It's written by Jason Guerrasio for Business Insider. And it largely focuses on talking with an actor, Thomas Lennon, who worked on the film for one day, to get a look at Malick's unique directing style. Needless-to-say, working for one day doesn't allow for a huge amount of insight, though comments from others note that this is pretty much the way Malick tends to work.
The one line that leaped out to me was --
"Lennon learned, after talking to the director, that there was no script."
For those who recall my comments about how disjointed and empty I found the the film...well, that quote sure explains a LOT. And several other observations in the article explain even more. Like Malick giving the actors a single line to ponder, and acknowledging that he himself wasn't sure what it meant.
Why I thought it a good part of the article was interesting is because it does give a fairly detailed look at that one day of idiosyncratic filming, and a sense of Malick's style. But I say only "sort of interesting," because it was also sort of idiotic in some ways. For instance, the author was breathless about how amazing it was that they only were able to get five minutes of screen time in the final film after 11 hours of work. Seriously?? Five minutes for a normal day of shooting is HUGE. Most normal movies maybe get about two minutes.
And the actor is so awestruck about what a genius Malick (whose work he acknowledges he barely knows) is based on a) one day of filming, and b) his own misinterpretation of the main character. (With just some short observations -- and no script, remember -- he describes the main character of the screenwriter as "shallow." But having seen the movie myself, something Mr. Lennon hadn't at that point, nor knew the story, since there intentionally isn't much of one, there's no particular sense that the screenwriter was “shallow”? Just that he was troubled and struggling to find meaning. If anything, he was never satisfied with money, success, parties, beautiful women and more, which is the opposite of shallow? Lost and foolish maybe, but I don’t know if he was “shallow.”)
Absolutely, what Malick does is a fascinating way of filming. And the cinematography is tremendous, and short snippets are great. But ultimately, as I said, I think it’s a pedantic mess. (My opinion…) And this article largely explains why. And for those reasons, it's quite interesting at that to read.

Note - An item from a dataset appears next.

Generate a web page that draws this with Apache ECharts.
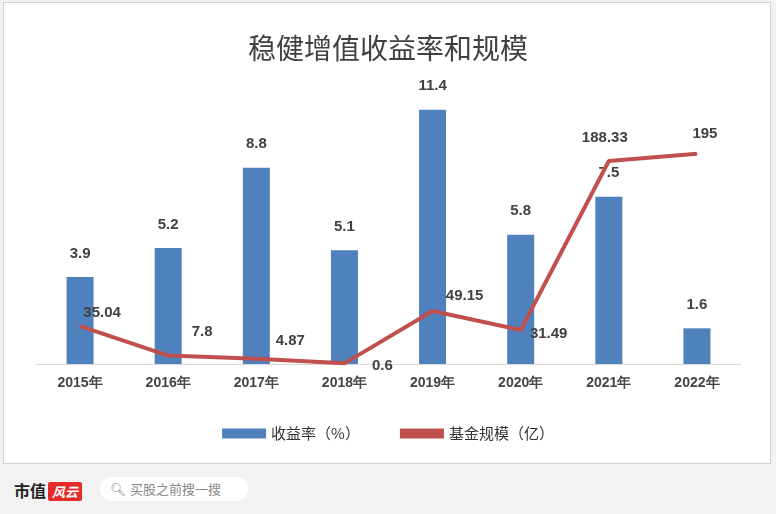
<!DOCTYPE html><html><head><meta charset="utf-8"><script src="https://cdn.jsdelivr.net/npm/echarts@6/dist/echarts.min.js"></script>
<style>body{margin:0;background:#f2f2f2;width:776px;height:514px;overflow:hidden;font-family:"Noto Sans CJK SC"}
#frame{position:absolute;left:3px;top:2px;width:766px;height:460px;background:#fff;border:1px solid #d0d0d0}
#c{position:absolute;left:0;top:0;width:776px;height:470px}
#ft{position:absolute;left:14px;top:478px;font-size:16px;font-weight:bold;color:#222}
#logo{display:inline-block;background:#e52a2a;color:#fff;font-size:13px;padding:0 4px;border-radius:2px;margin-left:2px;font-style:italic}
#sb{position:absolute;left:100px;top:477px;width:138px;height:24px;background:#fff;border-radius:12px;font-size:13px;color:#888;line-height:24px;padding-left:10px}
</style></head><body><div id="frame"></div><div id="c"></div>
<div id="ft">市值<span id="logo">风云</span></div><div id="sb">🔍︎ 买股之前搜一搜</div>
<script>
const categories=["2015年","2016年","2017年","2018年","2019年","2020年","2021年","2022年"];
const returns=[3.9,5.2,8.8,5.1,11.4,5.8,7.5,1.6];
const scale=[35.04,7.8,4.87,0.6,49.15,31.49,188.33,195];
const labelOffsets=[[22,0],[34,-11],[34,-5],[38,16],[32,-2],[28,17],[-4,-10],[8,-7]];
const c=echarts.init(document.getElementById('c'));
c.setOption({
title:{text:"稳健增值收益率和规模",left:'center',top:29,textStyle:{fontSize:28,fontWeight:'normal',color:'#404040',fontFamily:'Noto Sans CJK SC'}},
legend:{bottom:24,itemGap:40,textStyle:{fontSize:15,color:'#333',fontFamily:'Noto Sans CJK SC'},data:[{name:'收益率（%）',icon:'rect'},{name:'基金规模（亿）',icon:'rect'}],itemWidth:44,itemHeight:10},
grid:{left:36,right:35,top:60,bottom:106},
xAxis:{type:'category',data:categories,axisTick:{show:false},axisLine:{lineStyle:{color:'#d9d9d9'}},axisLabel:{fontSize:14,fontWeight:'bold',color:'#444',margin:12}},
yAxis:[{type:'value',min:0,max:13.63,show:false},{type:'value',min:0,max:282,show:false}],
series:[{name:'收益率（%）',type:'bar',data:returns,barWidth:27,itemStyle:{color:'#4f81bd'},label:{show:true,position:'top',distance:16,fontSize:15,fontWeight:'bold',color:'#404040'}},
{name:'基金规模（亿）',type:'line',yAxisIndex:1,data:scale.map((v,i)=>({value:v,label:{offset:labelOffsets[i]}})),symbol:'circle',symbolSize:1,showSymbol:true,z:5,lineStyle:{color:'#c0504d',width:4},itemStyle:{color:'#c0504d'},label:{show:true,position:'top',fontSize:15,fontWeight:'bold',color:'#404040'}}]
});
</script></body></html>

This below is sort of companion video to the article in a way. It's about "The Malick Process," with the cast talking about how great and brilliant Terrence Malick is and that this is the way moviemaking should be. Well, of course they feel that way -- they're actors, they get to do pretty much whatever they want and say whatever they want, and show up in the middle of a scene at one (as star Christian Bale explains) that began filming without him and figure out what's going on. It's fascinating filmmaking. But resulted in a mess of a movie. To be clear, his style worked for me in his previous film, Tree of Life, which I saw as a sort movie version of a classical music tone poem. It all fit together. But, for me, not here.